Carla Lipsig-Mummé, a labour relations expert at York University in Toronto, says the issue is not whether strikes are achieving their goal. It’s about what’s driving them in the first place.

“This is less about strikes than employer radicalism. Employers have tried to move beyond concessionary demands,” she says. “Strikes are a reaction to it.”

The balance of power has shifted, creating an unfair playing field, says Lipsig-Mummé. In the public sector, both the federal and provincial governments are increasingly “pro-employer” and in the private sector labour laws have been steadily eroded.

Lipsig-Mummé points to a recent labour dispute at a Toronto hotel where employees have gone on strike because the employer is proposing to reduce wages from $14 to $19 an hour to $12.

“Employers are trying to undo incremental benefits negotiated over years of collective bargaining,” she says. “This is the most important instrument workers have left.”

She says unions have attempted to be “socially responsible” in their attempt to wield the strike tool.

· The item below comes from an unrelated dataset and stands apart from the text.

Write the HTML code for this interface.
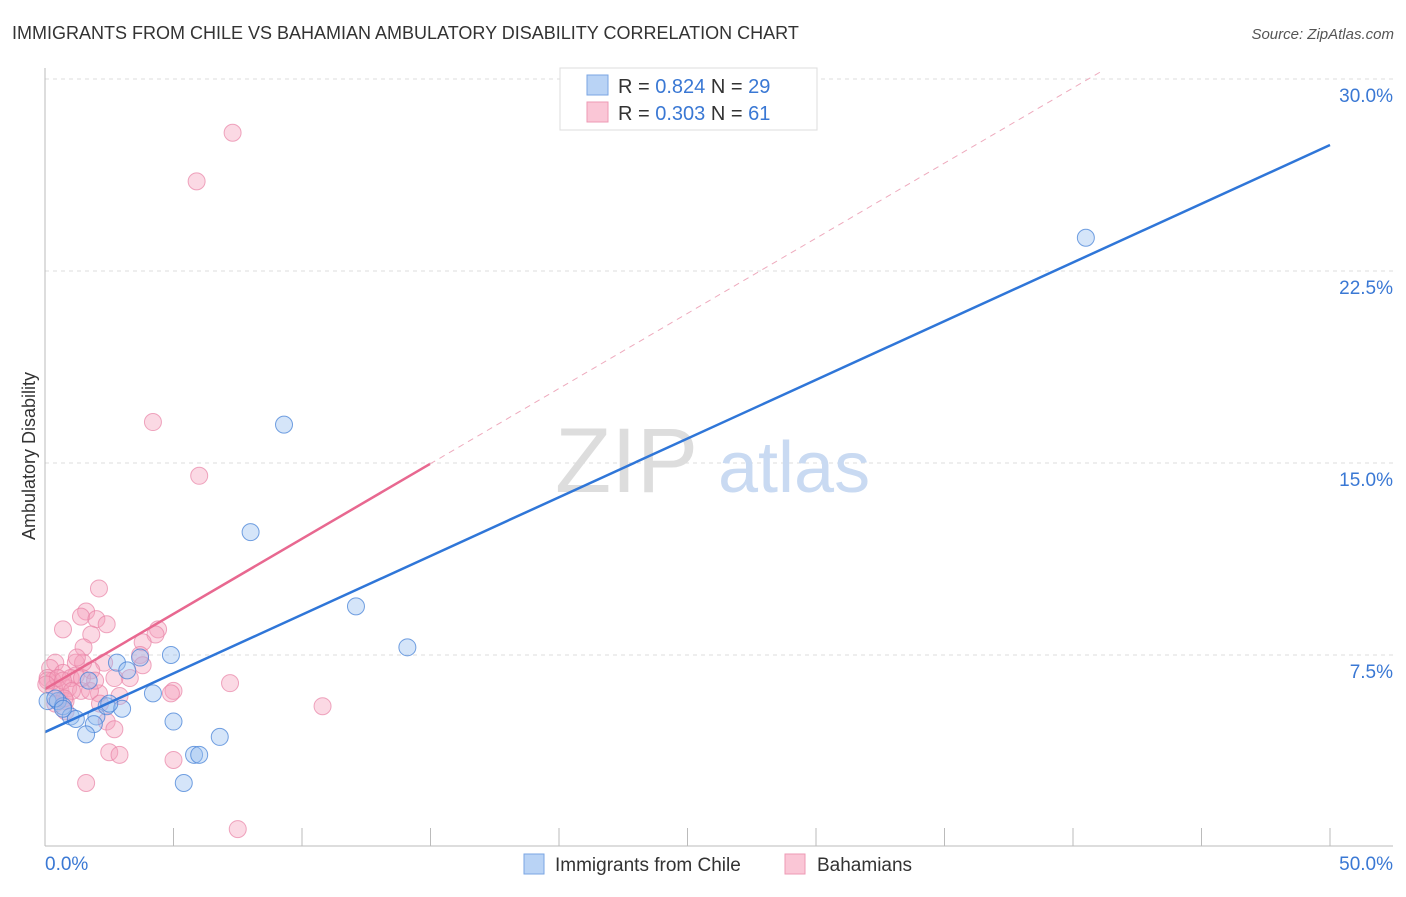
<!DOCTYPE html>
<html><head><meta charset="utf-8"><style>
body{margin:0;background:#fff;font-family:"Liberation Sans",sans-serif;}
svg text{font-family:"Liberation Sans",sans-serif;}
</style></head><body>
<svg id="c" width="1406" height="892" xmlns="http://www.w3.org/2000/svg">
<text x="12" y="39" font-size="18" fill="#333">IMMIGRANTS FROM CHILE VS BAHAMIAN AMBULATORY DISABILITY CORRELATION CHART</text>
<text x="1394" y="39" font-size="15" fill="#555" font-style="italic" text-anchor="end">Source: ZipAtlas.com</text>
<text x="35" y="456" font-size="18" fill="#333" text-anchor="middle" transform="rotate(-90 35 456)">Ambulatory Disability</text>
<g id="grid"></g>
<g id="wm"><text x="555" y="492" font-size="92" fill="#ddd" font-family="Liberation Serif">ZIP</text><text x="718" y="492" font-size="72" fill="#c9daf2">atlas</text></g>
<g id="pts"></g>
<g id="lines"></g>
<g id="axes"></g>
<g>
<rect x="560" y="68" width="257" height="62" fill="#fff" stroke="#ddd"/>
<rect x="587" y="75" width="21" height="20" fill="#b9d3f5" stroke="#7aa6e3"/>
<rect x="587" y="102" width="21" height="20" fill="#fac6d6" stroke="#ee9ab4"/>
<text x="618" y="93" font-size="20" fill="#333">R = <tspan fill="#3a78d4">0.824</tspan>   N = <tspan fill="#3a78d4">29</tspan></text>
<text x="618" y="120" font-size="20" fill="#333">R = <tspan fill="#3a78d4">0.303</tspan>   N =  <tspan fill="#3a78d4">61</tspan></text>
</g>
<g>
<rect x="524" y="854" width="20" height="20" fill="#b9d3f5" stroke="#7aa6e3"/>
<text x="555" y="871" font-size="19" fill="#333">Immigrants from Chile</text>
<rect x="785" y="854" width="20" height="20" fill="#fac6d6" stroke="#ee9ab4"/>
<text x="817" y="871" font-size="19" fill="#333">Bahamians</text>
</g>
</svg>
<script>
const yTicks=[7.5,15.0,22.5,30.0];
const yTickLabels=["7.5%","15.0%","22.5%","30.0%"];
const xTickLabels=["0.0%","50.0%"];
const chileX=[40.5,9.3,8.0,12.1,14.1,4.9,2.8,3.7,3.2,1.7,4.2,0.1,0.5,0.7,1.0,1.2,2.0,2.4,3.0,5.0,1.9,1.6,6.8,5.8,6.0,5.4,0.4,2.5,0.7];
const chileY=[23.8,16.5,12.3,9.4,7.8,7.5,7.2,7.4,6.9,6.5,6.0,5.7,5.7,5.5,5.1,5.0,5.1,5.5,5.4,4.9,4.8,4.4,4.3,3.6,3.6,2.5,5.8,5.6,5.4];
const bahX=[7.3,5.9,4.2,6.0,2.1,1.6,1.4,2.0,2.4,0.7,4.4,1.8,4.3,3.8,1.5,3.7,1.2,0.4,2.3,3.8,0.2,0.7,1.2,1.8,3.3,2.7,7.2,5.0,4.9,2.1,2.9,0.6,0.9,0.3,0.1,0.35,0.8,1.4,1.75,0.4,0.8,2.4,2.7,2.5,2.9,5.0,1.6,7.5,10.8,0.1,0.5,1.0,0.05,0.7,1.05,1.44,1.95,0.75,2.14,1.48,1.24];
const bahY=[27.9,26.0,16.6,14.5,10.1,9.2,9.0,8.9,8.7,8.5,8.5,8.3,8.3,8.0,7.8,7.5,7.2,7.2,7.2,7.1,6.99,6.8,6.7,6.9,6.6,6.6,6.4,6.1,6.0,6.0,5.9,6.1,6.2,6.5,6.6,6.2,5.7,6.1,6.1,5.6,5.3,4.9,4.6,3.7,3.6,3.4,2.5,0.7,5.5,6.5,6.6,6.6,6.35,6.5,6.1,6.6,6.5,5.8,5.6,7.2,7.4];
const chileTrend=[4.49,27.42];
const bahTrend=[6.17,0.587,14.98];
const NS="http://www.w3.org/2000/svg";
const X=v=>45+v/50*1285, Y=v=>847-v*25.6;
function mk(t,a,p){const e=document.createElementNS(NS,t);for(const k in a)e.setAttribute(k,a[k]);p.appendChild(e);return e;}
const grid=document.getElementById('grid'),axes=document.getElementById('axes');
yTicks.forEach((t,i)=>{
 const l=mk('line',{x1:45,x2:1393,y1:Y(t),y2:Y(t),stroke:'#ddd','stroke-dasharray':'4,4'},grid);
 
 
 const tx=mk('text',{x:1393,y:Y(t)+23,'font-size':19,fill:'#3a78d4','text-anchor':'end'},axes);tx.textContent=yTickLabels[i];
 
 
});
let a=mk('line',{x1:45,x2:45,y1:68,y2:846,stroke:'#bbb'},axes);


a=mk('line',{x1:45,x2:1393,y1:846,y2:846,stroke:'#bbb'},axes);


for(let i=1;i<=10;i++){const t=mk('line',{x1:X(i*5),x2:X(i*5),y1:828,y2:846,stroke:'#bbb'},axes);
 
 }
[[0,'start',45],[50,'end',1393]].forEach((d,i)=>{const t=mk('text',{x:d[2],y:870,'font-size':19,fill:'#3a78d4','text-anchor':d[1]},axes);t.textContent=xTickLabels[i];
 
 });
const pts=document.getElementById('pts');
bahX.forEach((x,i)=>{const c=mk('circle',{cx:X(x),cy:Y(bahY[i]),r:8.5,fill:'rgba(246,160,188,0.4)',stroke:'rgba(232,130,165,0.7)'},pts);
 
 });
chileX.forEach((x,i)=>{const c=mk('circle',{cx:X(x),cy:Y(chileY[i]),r:8.5,fill:'rgba(150,190,240,0.4)',stroke:'rgba(70,130,215,0.75)'},pts);
 
 });
const lines=document.getElementById('lines');
let L=mk('line',{x1:X(0),y1:Y(chileTrend[0]),x2:X(50),y2:Y(chileTrend[1]),stroke:'#2f76d8','stroke-width':2.5},lines);


const bY=x=>bahTrend[0]+bahTrend[1]*x;
L=mk('line',{x1:X(0),y1:Y(bY(0)),x2:X(bahTrend[2]),y2:Y(bY(bahTrend[2])),stroke:'#e86890','stroke-width':2.5},lines);


const xe=(30.3-bahTrend[0])/bahTrend[1];
L=mk('line',{x1:X(bahTrend[2]),y1:Y(bY(bahTrend[2])),x2:X(xe),y2:Y(bY(xe)),stroke:'#eeaabd','stroke-width':1,'stroke-dasharray':'6,5'},lines);


</script>
</body></html>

CUPW, for example, chose rotating strikes to prevent the complete shutdown of the postal system.

Lipsig-Mummé says unions need to get involved politically and be prepared to put up challenges on the legal front to prevent the erosion of their power.

Pohler adds they must also present themselves as a social movement that benefits the wider community, not just unionized members. While the public may be less inclined to support striking postal workers with seven weeks of holidays, she says opinion would shift if union leaders made minimum vacation time a global issue.

“People are not as moved by the ‘not paid well’ talk anymore,” she says.